Skip the pictures. Set down, word for word, the lines from the start of the material up to and including the line with "d3.scaleLinear().domain([600, 1050]).range([height, 0])".
..........
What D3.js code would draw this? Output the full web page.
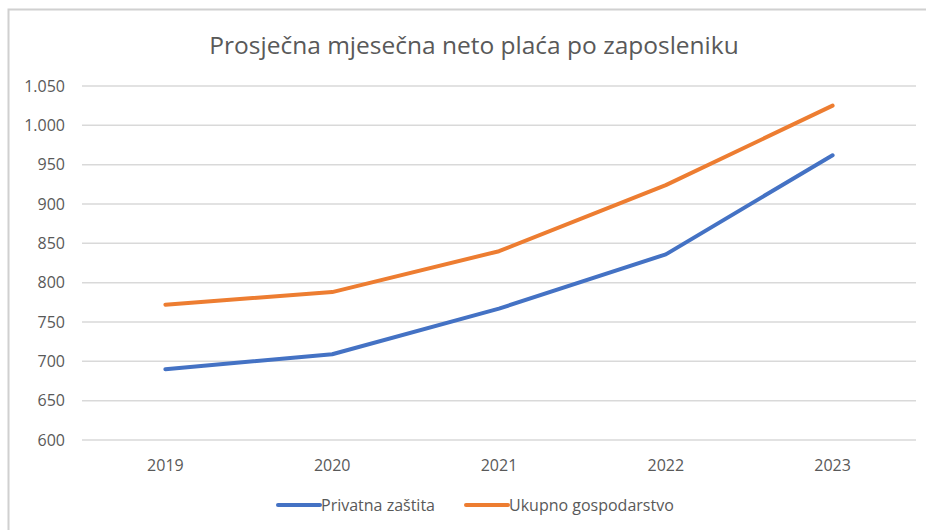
<!DOCTYPE html>
<html>
<head>
<meta charset="utf-8">
<script src="https://cdn.jsdelivr.net/npm/d3@7"></script>
<style>
  body { margin: 0; background: #fff; }
  text { font-family: "Open Sans", sans-serif; fill: #595959; }
</style>
</head>
<body>
<svg id="chart" width="926" height="530"></svg>
<script>
const years = ['2019', '2020', '2021', '2022', '2023']
const privatna = [690, 709, 767, 836, 962]
const ukupno = [772, 788, 840, 924, 1025]
const yTicks = [600, 650, 700, 750, 800, 850, 900, 950, 1000, 1050]
const seriesNames = ['Privatna zaštita', 'Ukupno gospodarstvo']
const colors = ['#4472c4', '#ed7d31']

const W = 926, H = 530
const margin = {top: 86, right: 10, bottom: 90, left: 82}
const width = W - margin.left - margin.right
const height = H - margin.top - margin.bottom

const svg = d3.select('#chart')

// outer frame
svg.append('rect')
  .attr('x', 8.5).attr('y', 9.5)
  .attr('width', W).attr('height', H)
  .attr('fill', 'none').attr('stroke', '#d0d0d0').attr('stroke-width', 2)

svg.append('text')
  .attr('x', 474).attr('y', 54)
  .attr('text-anchor', 'middle')
  .style('font-size', '24.5px')
  .text('Prosječna mjesečna neto plaća po zaposleniku')

const g = svg.append('g')
  .attr('transform', 'translate(' + margin.left + ',' + margin.top + ')')

const x = d3.scalePoint().domain(years).range([0, width]).padding(0.5)
const y = d3.scaleLinear().domain([600, 1050]).range([height, 0])

// grid
g.append('g')
  .selectAll('line')
  .data(yTicks)
  .join('line')
  .attr('x1', 0).attr('x2', width)
  .attr('y1', d => y(d)).attr('y2', d => y(d))
  .attr('stroke', '#d9d9d9').attr('stroke-width', 1.5)

// y labels
g.append('g')
  .selectAll('text')
  .data(yTicks)
  .join('text')
  .attr('x', -17).attr('y', d => y(d))
  .attr('dy', '0.35em')
  .attr('text-anchor', 'end')
  .style('font-size', '16px')
  .text(d => d3.format(',')(d).replace(',', '.'))

// x labels
g.append('g')
  .selectAll('text')
  .data(years)
  .join('text')
  .attr('x', d => x(d)).attr('y', height + 31)
  .attr('text-anchor', 'middle')
  .style('font-size', '16px')
  .text(d => d)

const line = d3.line()
  .x((d, i) => x(years[i]))
  .y(d => y(d))

;[privatna, ukupno].forEach((s, i) => {
  g.append('path')
    .datum(s)
    .attr('fill', 'none')
    .attr('stroke', colors[i])
    .attr('stroke-width', 4)
    .attr('stroke-linecap', 'round')
    .attr('stroke-linejoin', 'round')
    .attr('d', line)
})

// legend
const legendX = [278, 466]
seriesNames.forEach((name, i) => {
  const lg = svg.append('g').attr('transform', 'translate(' + legendX[i] + ',505)')
  lg.append('line')
    .attr('x1', 0).attr('x2', 42)
    .attr('stroke', colors[i]).attr('stroke-width', 4)
    .attr('stroke-linecap', 'round')
  lg.append('text')
    .attr('x', 43).attr('dy', '0.35em')
    .style('font-size', '16px')
    .text(name)
})
</script>
</body>
</html>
..........
> [TASK ANSWER]:
What D3.js code would draw this? Output the full web page.
<!DOCTYPE html>
<html>
<head>
<meta charset="utf-8">
<script src="https://cdn.jsdelivr.net/npm/d3@7"></script>
<style>
  body { margin: 0; background: #fff; }
  text { font-family: "Open Sans", sans-serif; fill: #595959; }
</style>
</head>
<body>
<svg id="chart" width="926" height="530"></svg>
<script>
const years = ['2019', '2020', '2021', '2022', '2023']
const privatna = [690, 709, 767, 836, 962]
const ukupno = [772, 788, 840, 924, 1025]
const yTicks = [600, 650, 700, 750, 800, 850, 900, 950, 1000, 1050]
const seriesNames = ['Privatna zaštita', 'Ukupno gospodarstvo']
const colors = ['#4472c4', '#ed7d31']

const W = 926, H = 530
const margin = {top: 86, right: 10, bottom: 90, left: 82}
const width = W - margin.left - margin.right
const height = H - margin.top - margin.bottom

const svg = d3.select('#chart')

// outer frame
svg.append('rect')
  .attr('x', 8.5).attr('y', 9.5)
  .attr('width', W).attr('height', H)
  .attr('fill', 'none').attr('stroke', '#d0d0d0').attr('stroke-width', 2)

svg.append('text')
  .attr('x', 474).attr('y', 54)
  .attr('text-anchor', 'middle')
  .style('font-size', '24.5px')
  .text('Prosječna mjesečna neto plaća po zaposleniku')

const g = svg.append('g')
  .attr('transform', 'translate(' + margin.left + ',' + margin.top + ')')

const x = d3.scalePoint().domain(years).range([0, width]).padding(0.5)
const y = d3.scaleLinear().domain([600, 1050]).range([height, 0])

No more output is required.